My life has become, what you would call, dull. It’s the same mundane routine every day (and every week).

My work: I’ve been busy, and for those who know me well, I highly prefer being  busy than bored. However, it’s been a different kind of a busy. It’s been the kind of busy where you indulge in doing things only to keep yourself from boredom. It’s the kind of busy where you’re not even doing anything remotely productive, you’re just trying to make the day go by faster. It’s the kind of busy where I go home at the end of day, not having a clue what you just did all day. I spent every week counting down the days until the weekend. Then I do the exact same thing the following week.

My self: I hate that I have no idea what I’m doing with my life.
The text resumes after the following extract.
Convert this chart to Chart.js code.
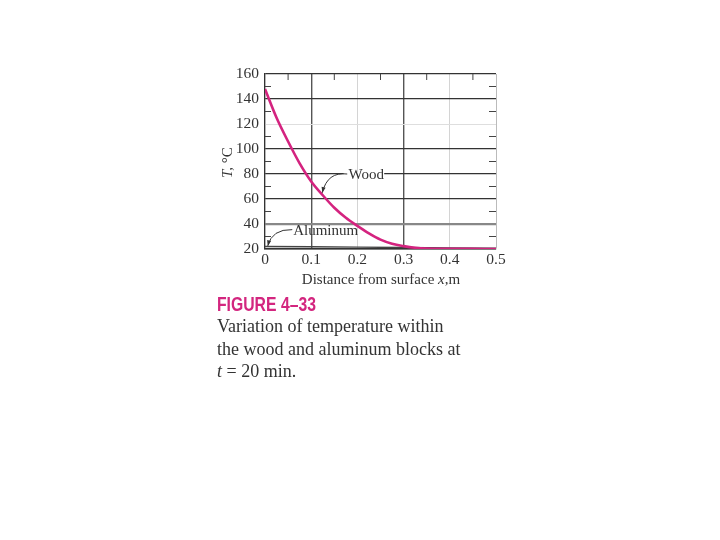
<!DOCTYPE html>
<html>
<head>
<meta charset="utf-8">
<script src="https://cdn.jsdelivr.net/npm/chart.js@4.4.1/dist/chart.umd.min.js"></script>
<style>
  body { margin: 0; background: #fff; }
  #wrap { position: absolute; left: 0; top: 0; width: 720px; height: 540px; }
  .fig { position: absolute; left: 217px; top: 292px; font-family: 'Liberation Sans', Arial, sans-serif;
         font-weight: bold; font-size: 21px; color: #d3267f; transform: scaleX(0.75); transform-origin: left top;
         white-space: nowrap; }
  .cap { position: absolute; left: 217px; top: 315px; font-family: 'Liberation Serif', serif; font-size: 18px;
         line-height: 22.5px; color: #333; }
</style>
</head>
<body>
<div id="wrap"><canvas id="c" width="720" height="540"></canvas></div>
<div class="fig">FIGURE 4–33</div>
<div class="cap">Variation of temperature within<br>the wood and aluminum blocks at<br><i>t</i> = 20 min.</div>
<script>
// values
const woodX = [0, 0.025, 0.05, 0.075, 0.1, 0.125, 0.15, 0.175, 0.2, 0.225, 0.25, 0.275, 0.3, 0.325, 0.35, 0.4, 0.45, 0.5];
const woodT = [148, 125, 106, 88.5, 74, 63, 53, 45, 38.5, 32.5, 27.5, 24.2, 22.3, 21, 20.4, 20.2, 20.1, 20];
const alumX = [0, 0.1, 0.2, 0.3, 0.4, 0.5];
const alumT = [22, 21.8, 21.5, 21.2, 20.9, 20.6];
const xTicks = [0, 0.1, 0.2, 0.3, 0.4, 0.5];
const yTicks = [20, 40, 60, 80, 100, 120, 140, 160];

const ink = '#333';
const serif = "'Liberation Serif', 'DejaVu Serif', serif";

function gridStyle(v, isX) {
    const k = Math.round(v * (isX ? 10 : 0.1) * 10) / 10;
    if (isX) {
        if (k === 1 || k === 3) return { c: '#555', w: 1.4 };
        if (k === 5) return { c: '#bbb', w: 1 };
        if (k === 0) return { c: ink, w: 1.2 };
        return { c: '#d4d4d4', w: 1 };
    }
    if (v === 40) return { c: '#888', w: 2.2 };
    if (v === 120) return { c: '#dedede', w: 1 };
    return { c: '#333', w: 1.2 };
}

const annotations = {
    id: 'annotations',
    afterDatasetsDraw(chart) {
        const { ctx, scales: { x, y }, chartArea: a } = chart;
        const px = v => x.getPixelForValue(v);
        const py = v => y.getPixelForValue(v);
        ctx.save();
        // inner minor ticks
        ctx.strokeStyle = '#444';
        ctx.lineWidth = 1;
        [30, 50, 70, 90, 110, 130, 150].forEach(v => {
            ctx.beginPath();
            ctx.moveTo(a.left, py(v)); ctx.lineTo(a.left + 6, py(v));
            ctx.moveTo(a.right - 7, py(v)); ctx.lineTo(a.right, py(v));
            ctx.stroke();
        });
        [0.05, 0.15, 0.25, 0.35, 0.45].forEach(v => {
            ctx.beginPath();
            ctx.moveTo(px(v), a.top); ctx.lineTo(px(v), a.top + 6);
            ctx.stroke();
        });

        // labels
        ctx.font = '15px ' + serif;
        ctx.textBaseline = 'middle';
        ctx.fillStyle = '#fff';
        ctx.fillRect(px(0.17), py(80) - 2, px(0.258) - px(0.17), 4);
        ctx.fillStyle = ink;
        ctx.textAlign = 'left';
        ctx.fillText('Wood', px(0.181), py(79.5));
        ctx.fillText('Aluminum', px(0.061), py(34.5));

        // arrows
        const arrow = (x0, y0, cx, cy, x1, y1) => {
            ctx.beginPath();
            ctx.moveTo(x0, y0);
            ctx.quadraticCurveTo(cx, cy, x1, y1);
            ctx.stroke();
            const ang = Math.atan2(y1 - cy, x1 - cx);
            ctx.beginPath();
            ctx.moveTo(x1, y1);
            ctx.lineTo(x1 - 6 * Math.cos(ang - 0.35), y1 - 6 * Math.sin(ang - 0.35));
            ctx.lineTo(x1 - 6 * Math.cos(ang + 0.35), y1 - 6 * Math.sin(ang + 0.35));
            ctx.closePath();
            ctx.fill();
        };
        ctx.strokeStyle = ink;
        ctx.lineWidth = 1;
        arrow(px(0.178), py(80), px(0.135), py(82), px(0.124), py(65));
        arrow(px(0.059), py(35.5), px(0.015), py(36), px(0.006), py(22.5));

        // axis titles
        ctx.textAlign = 'left';
        ctx.textBaseline = 'alphabetic';
        ctx.save();
        ctx.translate(232, 178);
        ctx.rotate(-Math.PI / 2);
        ctx.font = 'italic 15px ' + serif;
        ctx.fillText('T,', 0, 0);
        const w1 = ctx.measureText('T, ').width;
        ctx.font = '15px ' + serif;
        ctx.fillText('°C', w1, 0);
        ctx.restore();

        const p1 = 'Distance from surface ', p3 = ',m';
        ctx.font = '15px ' + serif;
        const wa = ctx.measureText(p1).width, wc = ctx.measureText(p3).width;
        ctx.font = 'italic 15px ' + serif;
        const wb = ctx.measureText('x').width;
        let sx = 381 - (wa + wb + wc) / 2;
        const by = 284;
        ctx.font = '15px ' + serif;
        ctx.fillText(p1, sx, by);
        ctx.font = 'italic 15px ' + serif;
        ctx.fillText('x', sx + wa, by);
        ctx.font = '15px ' + serif;
        ctx.fillText(p3, sx + wa + wb, by);
        ctx.restore();
    }
};

new Chart(document.getElementById('c'), {
    type: 'line',
    data: {
        datasets: [
            {
                label: 'Wood',
                data: woodX.map((v, i) => ({ x: v, y: woodT[i] })),
                borderColor: '#d4237f',
                borderWidth: 2.6,
                pointRadius: 0,
                cubicInterpolationMode: 'monotone'
            },
            {
                label: 'Aluminum',
                data: alumX.map((v, i) => ({ x: v, y: alumT[i] })),
                borderColor: '#444',
                borderWidth: 1.3,
                pointRadius: 0
            }
        ]
    },
    options: {
        responsive: false,
        animation: false,
        layout: { padding: { left: 200, top: 74, right: 224, bottom: 251 } },
        plugins: { legend: { display: false }, tooltip: { enabled: false } },
        scales: {
            x: {
                type: 'linear', min: 0, max: 0.5,
                afterBuildTicks: s => { s.ticks = xTicks.map(v => ({ value: v })); },
                afterFit: s => { s.height = 40; },
                ticks: {
                    padding: 2, color: ink, font: { family: serif, size: 15.5 },
                    callback: v => v === 0 ? '0' : v.toFixed(1),
                    maxRotation: 0
                },
                grid: {
                    drawTicks: false,
                    color: c => gridStyle(c.tick.value, true).c,
                    lineWidth: c => gridStyle(c.tick.value, true).w
                },
                border: { display: true, color: ink, width: 1.4 }
            },
            y: {
                type: 'linear', min: 20, max: 160,
                afterBuildTicks: s => { s.ticks = yTicks.map(v => ({ value: v })); },
                afterFit: s => { s.width = 65; },
                ticks: { padding: 6, color: ink, font: { family: serif, size: 15.5 } },
                grid: {
                    drawTicks: false,
                    color: c => gridStyle(c.tick.value, false).c,
                    lineWidth: c => gridStyle(c.tick.value, false).w
                },
                border: { display: true, color: ink, width: 1.2 }
            }
        }
    },
    plugins: [annotations]
});
</script>
</body>
</html>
I know I’m not the only one but I hate that I gave in to the idea of “it’s a bad economy, just settle when it comes to a job” I hate admitting to others that I am doing absolutely nothing with my major, and even worse, I’ve stopped trying. Yes, I know that the majority out there (I think) don’t end up doing anything related to their major but I didn’t really want to be a part of the majority. I used to think all these things about myself, what I was capable of, what I wanted to accomplish. Now, it scares me that I am none of the things I had hoped for myself.

My social life: ceases to exist. Call it “transition” period all you want but I have never realized more how important friendships are to me. However, I am hopeful for this one because only time can improve on this. Time and my own effort, which has been lacking immensely. On the bright side, my earlier sleeping schedule has done tremendous wonders to my skin.

My faith: has dwindled down to nothing, although I won’t openly admit it to anyone, or even myself. I’m not saying I don’t believe; that will never happen. I’m saying, I don’t find myself being hopeful anymore. I don’t find myself having a child-like faith. I find myself putting hope into the impossible instead of trusting Him. All I do is complain instead of actually doing anything proactive. i need to stop. There have been days where I’ll sit in my car in my garage for hours, asking Him: “What happened to me?” This one, if anything, is the one I want (and need) to change the most.

Okay, thankyou for joining in on “emo time” haha the next entry will be a lot happier, I promise.